Utah Attorney General Mark Shurtleff cautions Carbon County residents that a proposed law creating a federal association health plan could promote fraud.
Shurtleff's concerns are based on the results of a recently released Georgetown University study.
"These health plans may sound good on the surface, but this study clearly shows they could threaten health insurance benefits for millions of Americans," said Shurtleff.
Georgetown University Assistant Research Professor Mila Kofman, J.D. said the consequences from the legislation are predictable: bankruptcy, delayed or foregone medical care and loss of coverage for small businesses and workers.

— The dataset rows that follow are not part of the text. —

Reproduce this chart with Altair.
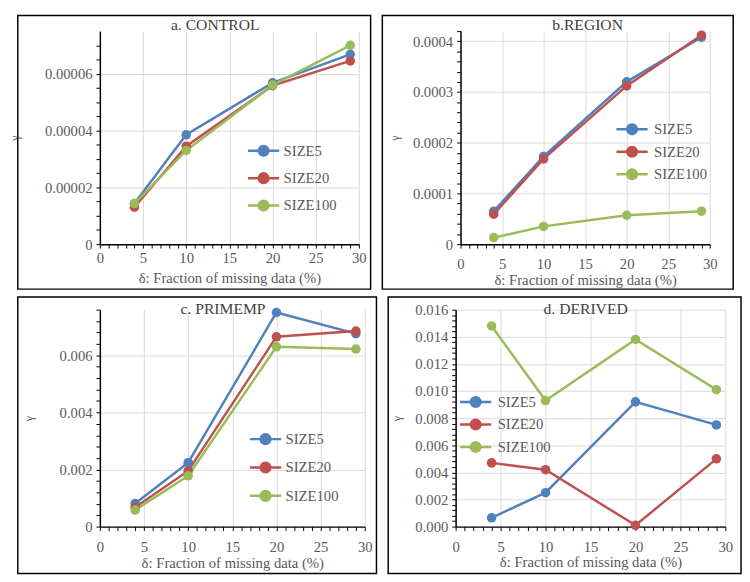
import altair as alt
import pandas as pd

x_vals = [4, 10, 20, 29]
series = ["SIZE5", "SIZE20", "SIZE100"]
colors = ["#4F81BD", "#C0504D", "#9BBB59"]

control_size5 = [0.0000143, 0.0000385, 0.0000568, 0.0000668]
control_size20 = [0.0000130, 0.0000345, 0.0000558, 0.0000645]
control_size100 = [0.0000143, 0.0000330, 0.0000560, 0.0000700]

region_size5 = [0.000065, 0.000173, 0.000320, 0.000408]
region_size20 = [0.000059, 0.000168, 0.000312, 0.000412]
region_size100 = [0.000013, 0.000035, 0.000057, 0.000065]

primemp_size5 = [0.00081, 0.00224, 0.00750, 0.00676]
primemp_size20 = [0.00068, 0.00195, 0.00665, 0.00685]
primemp_size100 = [0.00058, 0.00178, 0.00630, 0.00622]

derived_size5 = [0.00065, 0.0025, 0.0092, 0.0075]
derived_size20 = [0.0047, 0.0042, 0.0001, 0.0050]
derived_size100 = [0.0148, 0.0093, 0.0138, 0.0101]

FONT = "Liberation Serif"


def symbol_path(half, r):
    return (f"M-{half},0L{half},0M-{r},0A{r},{r},0,1,0,{r},0A{r},{r},0,1,0,-{r},0Z")


SYMBOL_WIDE = symbol_path(1, 0.31)
SYMBOL_TIGHT = symbol_path(1.45, 0.45)


def make_df(s5, s20, s100):
    rows = []
    for name, vals in zip(series, [s5, s20, s100]):
        for x, y in zip(x_vals, vals):
            rows.append({"x": x, "y": y, "series": name})
    return pd.DataFrame(rows)


def panel(title, df, ymax, major, minor, fmt, zero_label, w, h, L, R, T, B,
          title_x, title_y, ytitle_pad, lx, ly, row_pad, xlab_pad, xtitle_pad,
          sym, sym_size, lab_off):
    n_minor = int(round(ymax / minor))
    y_ticks = [i * minor for i in range(n_minor + 1) if i * minor <= ymax * 1.0000001]
    x_ticks = list(range(0, 31))
    ymaj = f"abs(datum.value/{major} - round(datum.value/{major})) < 1e-6"
    xmaj = "datum.value % 5 == 0"
    y_axis = alt.Axis(
        values=y_ticks,
        labelExpr=f"{ymaj} ? (datum.value == 0 ? '{zero_label}' : format(datum.value, '{fmt}')) : ''",
        gridOpacity={"condition": {"test": ymaj, "value": 1}, "value": 0},
        gridColor="#D9D9D9",
        domainColor="#000000",
        domainWidth=1.5,
        tickColor="#000000",
        tickSize=4,
        labelFont=FONT, labelFontSize=15, labelColor="#595959", labelPadding=4,
        title="γ", titleFont=FONT, titleFontSize=12, titleFontWeight="normal",
        titleColor="#595959", titlePadding=ytitle_pad,
    )
    x_axis = alt.Axis(
        values=x_ticks,
        labelExpr=f"{xmaj} ? datum.value : ''",
        gridOpacity={"condition": {"test": xmaj, "value": 1}, "value": 0},
        gridColor="#D9D9D9",
        domainColor="#000000",
        domainWidth=1.5,
        tickColor="#000000",
        tickSize=4,
        labelFont=FONT, labelFontSize=15, labelColor="#595959", labelPadding=xlab_pad,
        labelFlush=False,
        title="δ: Fraction of missing data (%)", titleFont=FONT, titleFontSize=15,
        titleFontWeight="normal", titleColor="#595959", titlePadding=xtitle_pad,
    )
    color = alt.Color(
        "series:N",
        scale=alt.Scale(domain=series, range=colors),
        legend=alt.Legend(
            orient="none", legendX=lx, legendY=ly, title=None,
            symbolType=sym, symbolSize=sym_size, symbolStrokeWidth=2.5,
            symbolOpacity=1,
            labelFont=FONT, labelFontSize=15, labelColor="#595959",
            rowPadding=row_pad, padding=0, labelOffset=lab_off,
        ),
    )
    base = alt.Chart(df).encode(
        x=alt.X("x:Q", scale=alt.Scale(domain=[0, 30], nice=False), axis=x_axis),
        y=alt.Y("y:Q", scale=alt.Scale(domain=[0, ymax], nice=False), axis=y_axis),
        color=color,
        order=alt.Order("x:Q"),
    )
    lines = base.mark_line(strokeWidth=2.5)
    points = base.mark_point(filled=True, size=95, opacity=1)
    one = pd.DataFrame({"t": [title]})
    border = alt.Chart(one).mark_rect(fill=None, stroke="#000000", strokeWidth=1.5).encode(
        x=alt.value(-L), x2=alt.value(w + R), y=alt.value(-T), y2=alt.value(h + B)
    )
    ttl = alt.Chart(one).mark_text(font=FONT, fontSize=16, color="#404040",
                                   baseline="middle", align="center").encode(
        text="t:N", x=alt.value(title_x), y=alt.value(title_y)
    )
    return alt.layer(border, lines, points, ttl).properties(width=w, height=h)


pa = panel("a. CONTROL", make_df(control_size5, control_size20, control_size100),
           0.000075, 0.00002, 0.000005, ".5f", "0",
           265, 218, 84, 12, 16, 46, 118, -6, 24, 150, 105, 0, 3, 5,
           SYMBOL_WIDE, 1024, 3)
pb = panel("b.REGION", make_df(region_size5, region_size20, region_size100),
           0.00042, 0.0001, 0.00002, ".4f", "0",
           255, 218, 80, 24, 16, 46, 130, -6, 11, 163, 88, 0, 9, 1,
           SYMBOL_TIGHT, 484, 10)
pc = panel("c. PRIMEMP", make_df(primemp_size5, primemp_size20, primemp_size100),
           0.0076, 0.002, 0.0004, ".3f", "0",
           271, 222, 84, 12, 13, 48, 126, -1, 24, 152, 115, 1, 9, 2,
           SYMBOL_WIDE, 1024, 3)
pd_ = panel("d. DERIVED", make_df(derived_size5, derived_size20, derived_size100),
            0.016, 0.002, 0.0004, ".3f", "0.000",
            276, 222, 69, 16, 13, 48, 133, -1, 12, 8, 82, 0, 9, 1,
            SYMBOL_TIGHT, 484, 10)

top = alt.hconcat(pa, pb, spacing=10).resolve_scale(color="independent")
bottom = alt.hconcat(pc, pd_, spacing=10).resolve_scale(color="independent")
chart = alt.vconcat(top, bottom, spacing=6).resolve_scale(color="independent").properties(
    padding=0, background="#FFFFFF"
).configure(font=FONT).configure_view(stroke=None).configure_axis(
    labelFont=FONT, titleFont=FONT
).configure_legend(labelFont=FONT)

chart.save("out.html", embed_options={"renderer": "svg", "actions": False})
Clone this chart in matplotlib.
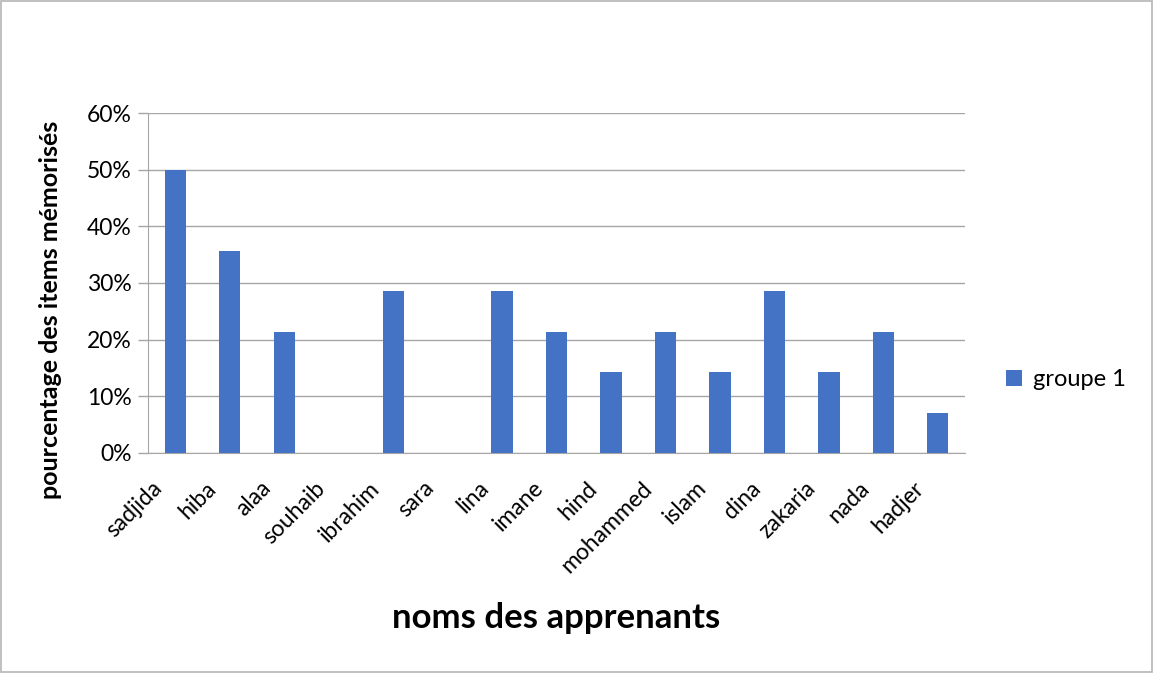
import matplotlib.pyplot as plt
import matplotlib.transforms as mtransforms
from matplotlib.ticker import PercentFormatter

plt.rcParams['font.family'] = ['Lato', 'DejaVu Sans']

# noms des apprenants et pourcentage des items mémorisés (groupe 1)
noms = ['sadjida', 'hiba', 'alaa', 'souhaib', 'ibrahim', 'sara', 'lina', 'imane',
        'hind', 'mohammed', 'islam', 'dina', 'zakaria', 'nada', 'hadjer']
groupe1 = [50.0, 35.7, 21.4, 0, 28.6, 0, 28.6, 21.4,
           14.3, 21.4, 14.3, 28.6, 14.3, 21.4, 7.1]

fig = plt.figure(figsize=(11.53, 6.73), dpi=100)
ax = fig.add_axes([0.1284, 0.327, 0.7086, 0.505])

x = range(len(noms))
ax.bar(x, groupe1, width=0.39, color='#4472C4', label='groupe 1', zorder=3)

ax.set_xlim(-0.5, len(noms) - 0.5)
ax.set_ylim(0, 60)
ax.set_yticks(range(0, 61, 10))
ax.yaxis.set_major_formatter(PercentFormatter(decimals=0))
ax.grid(axis='y', color='#A6A6A6', linewidth=1, zorder=0)

for side in ['top', 'right']:
    ax.spines[side].set_visible(False)
ax.spines['left'].set_color('#A6A6A6')
ax.spines['bottom'].set_color('#A6A6A6')
ax.tick_params(axis='y', length=7, width=1, color='#A6A6A6', labelsize=16.5, pad=5)
ax.tick_params(axis='x', length=0, labelsize=16.5, pad=23)

ax.set_xticks(list(x))
ax.set_xticklabels(noms, rotation=45, ha='right', va='center', rotation_mode='anchor')
shift = mtransforms.ScaledTranslation(-0.17, 0, fig.dpi_scale_trans)
for lab in ax.get_xticklabels():
    lab.set_transform(lab.get_transform() + shift)

ax.set_ylabel('pourcentage des items mémorisés', fontsize=18, fontweight='bold')
ax.yaxis.set_label_coords(-0.105, 0.42)
ax.set_xlabel('noms des apprenants', fontsize=25, fontweight='bold')
ax.xaxis.set_label_coords(0.5, -0.44)

ax.legend(loc='center left', bbox_to_anchor=(1.038, 0.215), frameon=False,
          fontsize=17, handlelength=0.7, handleheight=0.7, handletextpad=0.45,
          borderaxespad=0)

fig.patches.append(plt.Rectangle((0.0005, 0.001), 0.999, 0.998, transform=fig.transFigure,
                                 fill=False, edgecolor='#B5B5B5', linewidth=1.2))

fig.savefig('out.png', dpi=100)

Kofman's paper presents three major conclusions:
Americans would be vulnerable because the bill would prohibit states from protecting consumers enrolled in AHPs.
The federal regulatory structure will expose consumers to more fraud and unpaid medical bills.
The legislation will create widespread confusion over who has regulatory authority and which rules apply.
Between 2000 and 2002, state investigators across the country shut down 41 illegal operations selling coverage while the U.S. Department of Labor shut down three operations, indicated the Utah attorney general.
"Without the presence of strong oversight in Utah, these fraudulent insurers will only grow," emphasized Shurtleff.
A vote on the legislation (HR525/S. 406) is expected on the floor of the U.S. House of Representatives at the end of July, concluded the Utah attorney general
Residents with Internet access may review a copy of Kofmann's report by visitng www.protectyourhealthcare.org.